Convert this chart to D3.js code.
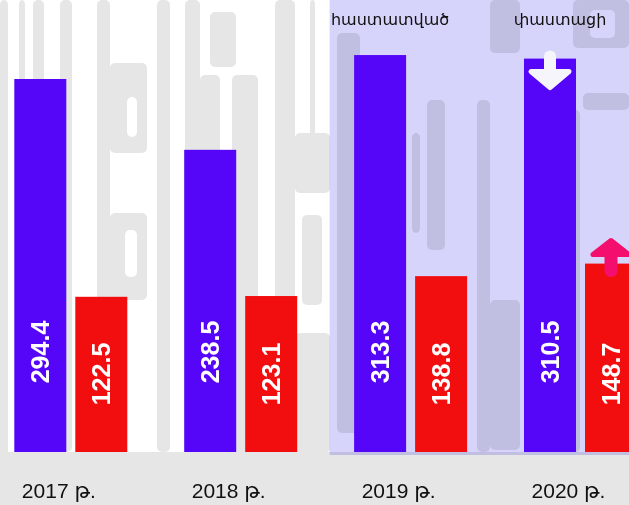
<!DOCTYPE html>
<html>
<head>
<meta charset="utf-8">
<script src="https://cdn.jsdelivr.net/npm/d3@7"></script>
<style>
  html, body { margin: 0; padding: 0; background: #ffffff; }
  svg { display: block; }
</style>
</head>
<body>
<svg id="chart" width="629" height="505"></svg>
<script>
// ---- data ----
const years = ["2017 թ.", "2018 թ.", "2019 թ.", "2020 թ."];
const seriesKeys = ["first", "second"];
const firstValues = [294.4, 238.5, 313.3, 310.5];
const secondValues = [122.5, 123.1, 138.8, 148.7];
const stageLabels = ["հաստատված", "փաստացի"];
const stageYears = ["2019 թ.", "2020 թ."];
const highlightYears = ["2019 թ.", "2020 թ."];

const rows = years.map((y, i) => ({ year: y, first: firstValues[i], second: secondValues[i] }));

// ---- layout ----
const W = 629, H = 505;
const baseY = 452;
const colors = { first: "#5506f9", second: "#f20d0f" };
const svg = d3.select("#chart");

const x0 = d3.scaleBand().domain(years).range([-14.15, 665.45]).padding(0);
const x1 = d3.scaleBand().domain(seriesKeys)
  .range([x0.bandwidth() / 2 - 56.5, x0.bandwidth() / 2 + 56.5])
  .paddingInner(9 / 61).paddingOuter(0);
const y = d3.scaleLinear().domain([0, 350]).range([baseY, baseY - 350 * 1.267]);

// ---- decorative background texture (grey letterforms on white) ----
const texGrey = "#e6e6e6";
const texture = svg.append("g");
texture.append("rect").attr("width", W).attr("height", H).attr("fill", "#ffffff");
const darkShapes = [
  [0,0,8,505],[19,0,6,452],[33,0,11,104],[60,0,12,452],[97,0,13,452],
  [110,63,37,90],[110,213,37,87],[157,0,13,452],[185,0,15,452],
  [200,75,20,380],[232,75,26,380],[210,12,26,55],[275,0,20,452],
  [295,133,35,60],[302,215,20,90],[310,0,5,140],[295,333,35,120],
  [337,33,23,400],[412,133,8,100],[427,100,18,150],[477,100,13,352],
  [490,0,30,53],[573,0,56,48],[583,93,46,17],[572,110,8,342],[490,300,30,150],
  [0,452,629,53]
];
const lightShapes = [[127,97,10,40],[125,230,12,47],[220,97,12,46],[590,10,25,28]];
texture.selectAll("rect.d").data(darkShapes).join("rect").attr("class", "d")
  .attr("x", d => d[0]).attr("y", d => d[1])
  .attr("width", d => d[2]).attr("height", d => d[3])
  .attr("rx", d => d[2] > 300 ? 0 : 5).attr("fill", texGrey);
texture.selectAll("rect.l").data(lightShapes).join("rect").attr("class", "l")
  .attr("x", d => d[0]).attr("y", d => d[1])
  .attr("width", d => d[2]).attr("height", d => d[3])
  .attr("rx", 5).attr("fill", "#ffffff");

// ---- highlighted region ----
const hl0 = x0(highlightYears[0]) + x0.bandwidth() / 2 - 81;
svg.append("rect")
  .attr("x", hl0).attr("y", 0)
  .attr("width", W - hl0).attr("height", baseY + 3)
  .attr("fill", "#d6d4fa")
  .style("mix-blend-mode", "multiply");

// ---- bars ----
const groups = svg.append("g").selectAll("g").data(rows).join("g")
  .attr("transform", d => `translate(${x0(d.year)},0)`);

groups.selectAll("rect").data(d => seriesKeys.map(k => ({ key: k, value: d[k] })))
  .join("rect")
  .attr("x", d => x1(d.key))
  .attr("y", d => y(d.value))
  .attr("width", x1.bandwidth())
  .attr("height", d => y(0) - y(d.value))
  .attr("fill", d => colors[d.key]);

// value labels
groups.selectAll("text.val").data(d => seriesKeys.map(k => ({ key: k, value: d[k] })))
  .join("text").attr("class", "val")
  .attr("transform", d => `translate(${x1(d.key) + x1.bandwidth() / 2},${baseY - (d.key === "first" ? 100 : 78)}) rotate(-90)`)
  .attr("text-anchor", "middle")
  .attr("dy", "0.36em")
  .attr("fill", "#ffffff")
  .style("font-family", "'Liberation Sans', Arial, sans-serif")
  .style("font-weight", "bold")
  .style("font-size", "25px")
  .text(d => d.value.toFixed(1));

// ---- year labels ----
svg.append("g").selectAll("text").data(years).join("text")
  .attr("x", d => x0(d) + x0.bandwidth() / 2 - 12)
  .attr("y", 498)
  .attr("text-anchor", "middle")
  .attr("fill", "#111111")
  .style("font-family", "'Liberation Sans', Arial, 'DejaVu Sans', sans-serif")
  .style("font-size", "21px")
  .text(d => d);

// ---- stage labels ----
svg.append("g").selectAll("text").data(stageLabels).join("text")
  .attr("x", (d, i) => x0(stageYears[i]) + x1("first") + x1.bandwidth() / 2 + 10)
  .attr("y", 25)
  .attr("text-anchor", "middle")
  .attr("fill", "#111111")
  .style("font-family", "'DejaVu Sans', sans-serif")
  .style("font-size", "16px")
  .text(d => d);

// ---- arrows on last year ----
const last = rows[rows.length - 1];
const cxA = x0(last.year) + x1("first") + x1.bandwidth() / 2;
const topA = y(last.first);
const downG = svg.append("g").attr("fill", "#f6f5fb").attr("stroke", "#f6f5fb");
downG.append("line").attr("x1", cxA).attr("x2", cxA).attr("y1", topA - 2).attr("y2", topA + 18)
  .attr("stroke-width", 12).attr("stroke-linecap", "round");
downG.append("path")
  .attr("d", `M${cxA - 19},${topA + 13} L${cxA + 19},${topA + 13} L${cxA},${topA + 29} Z`)
  .attr("stroke-width", 5).attr("stroke-linejoin", "round");

const cxB = x0(last.year) + x1("second") + x1.bandwidth() / 2;
const topB = y(last.second);
const upG = svg.append("g").attr("fill", "#f40f6e").attr("stroke", "#f40f6e");
upG.append("line").attr("x1", cxB).attr("x2", cxB).attr("y1", topB - 12).attr("y2", topB + 7)
  .attr("stroke-width", 13).attr("stroke-linecap", "round");
upG.append("path")
  .attr("d", `M${cxB - 18},${topB - 9} L${cxB + 18},${topB - 9} L${cxB},${topB - 23} Z`)
  .attr("stroke-width", 5).attr("stroke-linejoin", "round");
</script>
</body>
</html>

—————

EXERCISE PROMPT: Repeat the material above verbatim. Leave the pictures behind.

OUTPUT OF THE EXERCISE:
Convert this chart to D3.js code.
<!DOCTYPE html>
<html>
<head>
<meta charset="utf-8">
<script src="https://cdn.jsdelivr.net/npm/d3@7"></script>
<style>
  html, body { margin: 0; padding: 0; background: #ffffff; }
  svg { display: block; }
</style>
</head>
<body>
<svg id="chart" width="629" height="505"></svg>
<script>
// ---- data ----
const years = ["2017 թ.", "2018 թ.", "2019 թ.", "2020 թ."];
const seriesKeys = ["first", "second"];
const firstValues = [294.4, 238.5, 313.3, 310.5];
const secondValues = [122.5, 123.1, 138.8, 148.7];
const stageLabels = ["հաստատված", "փաստացի"];
const stageYears = ["2019 թ.", "2020 թ."];
const highlightYears = ["2019 թ.", "2020 թ."];

const rows = years.map((y, i) => ({ year: y, first: firstValues[i], second: secondValues[i] }));

// ---- layout ----
const W = 629, H = 505;
const baseY = 452;
const colors = { first: "#5506f9", second: "#f20d0f" };
const svg = d3.select("#chart");

const x0 = d3.scaleBand().domain(years).range([-14.15, 665.45]).padding(0);
const x1 = d3.scaleBand().domain(seriesKeys)
  .range([x0.bandwidth() / 2 - 56.5, x0.bandwidth() / 2 + 56.5])
  .paddingInner(9 / 61).paddingOuter(0);
const y = d3.scaleLinear().domain([0, 350]).range([baseY, baseY - 350 * 1.267]);

// ---- decorative background texture (grey letterforms on white) ----
const texGrey = "#e6e6e6";
const texture = svg.append("g");
texture.append("rect").attr("width", W).attr("height", H).attr("fill", "#ffffff");
const darkShapes = [
  [0,0,8,505],[19,0,6,452],[33,0,11,104],[60,0,12,452],[97,0,13,452],
  [110,63,37,90],[110,213,37,87],[157,0,13,452],[185,0,15,452],
  [200,75,20,380],[232,75,26,380],[210,12,26,55],[275,0,20,452],
  [295,133,35,60],[302,215,20,90],[310,0,5,140],[295,333,35,120],
  [337,33,23,400],[412,133,8,100],[427,100,18,150],[477,100,13,352],
  [490,0,30,53],[573,0,56,48],[583,93,46,17],[572,110,8,342],[490,300,30,150],
  [0,452,629,53]
];
const lightShapes = [[127,97,10,40],[125,230,12,47],[220,97,12,46],[590,10,25,28]];
texture.selectAll("rect.d").data(darkShapes).join("rect").attr("class", "d")
  .attr("x", d => d[0]).attr("y", d => d[1])
  .attr("width", d => d[2]).attr("height", d => d[3])
  .attr("rx", d => d[2] > 300 ? 0 : 5).attr("fill", texGrey);
texture.selectAll("rect.l").data(lightShapes).join("rect").attr("class", "l")
  .attr("x", d => d[0]).attr("y", d => d[1])
  .attr("width", d => d[2]).attr("height", d => d[3])
  .attr("rx", 5).attr("fill", "#ffffff");

// ---- highlighted region ----
const hl0 = x0(highlightYears[0]) + x0.bandwidth() / 2 - 81;
svg.append("rect")
  .attr("x", hl0).attr("y", 0)
  .attr("width", W - hl0).attr("height", baseY + 3)
  .attr("fill", "#d6d4fa")
  .style("mix-blend-mode", "multiply");

// ---- bars ----
const groups = svg.append("g").selectAll("g").data(rows).join("g")
  .attr("transform", d => `translate(${x0(d.year)},0)`);

groups.selectAll("rect").data(d => seriesKeys.map(k => ({ key: k, value: d[k] })))
  .join("rect")
  .attr("x", d => x1(d.key))
  .attr("y", d => y(d.value))
  .attr("width", x1.bandwidth())
  .attr("height", d => y(0) - y(d.value))
  .attr("fill", d => colors[d.key]);

// value labels
groups.selectAll("text.val").data(d => seriesKeys.map(k => ({ key: k, value: d[k] })))
  .join("text").attr("class", "val")
  .attr("transform", d => `translate(${x1(d.key) + x1.bandwidth() / 2},${baseY - (d.key === "first" ? 100 : 78)}) rotate(-90)`)
  .attr("text-anchor", "middle")
  .attr("dy", "0.36em")
  .attr("fill", "#ffffff")
  .style("font-family", "'Liberation Sans', Arial, sans-serif")
  .style("font-weight", "bold")
  .style("font-size", "25px")
  .text(d => d.value.toFixed(1));

// ---- year labels ----
svg.append("g").selectAll("text").data(years).join("text")
  .attr("x", d => x0(d) + x0.bandwidth() / 2 - 12)
  .attr("y", 498)
  .attr("text-anchor", "middle")
  .attr("fill", "#111111")
  .style("font-family", "'Liberation Sans', Arial, 'DejaVu Sans', sans-serif")
  .style("font-size", "21px")
  .text(d => d);

// ---- stage labels ----
svg.append("g").selectAll("text").data(stageLabels).join("text")
  .attr("x", (d, i) => x0(stageYears[i]) + x1("first") + x1.bandwidth() / 2 + 10)
  .attr("y", 25)
  .attr("text-anchor", "middle")
  .attr("fill", "#111111")
  .style("font-family", "'DejaVu Sans', sans-serif")
  .style("font-size", "16px")
  .text(d => d);

// ---- arrows on last year ----
const last = rows[rows.length - 1];
const cxA = x0(last.year) + x1("first") + x1.bandwidth() / 2;
const topA = y(last.first);
const downG = svg.append("g").attr("fill", "#f6f5fb").attr("stroke", "#f6f5fb");
downG.append("line").attr("x1", cxA).attr("x2", cxA).attr("y1", topA - 2).attr("y2", topA + 18)
  .attr("stroke-width", 12).attr("stroke-linecap", "round");
downG.append("path")
  .attr("d", `M${cxA - 19},${topA + 13} L${cxA + 19},${topA + 13} L${cxA},${topA + 29} Z`)
  .attr("stroke-width", 5).attr("stroke-linejoin", "round");

const cxB = x0(last.year) + x1("second") + x1.bandwidth() / 2;
const topB = y(last.second);
const upG = svg.append("g").attr("fill", "#f40f6e").attr("stroke", "#f40f6e");
upG.append("line").attr("x1", cxB).attr("x2", cxB).attr("y1", topB - 12).attr("y2", topB + 7)
  .attr("stroke-width", 13).attr("stroke-linecap", "round");
upG.append("path")
  .attr("d", `M${cxB - 18},${topB - 9} L${cxB + 18},${topB - 9} L${cxB},${topB - 23} Z`)
  .attr("stroke-width", 5).attr("stroke-linejoin", "round");
</script>
</body>
</html>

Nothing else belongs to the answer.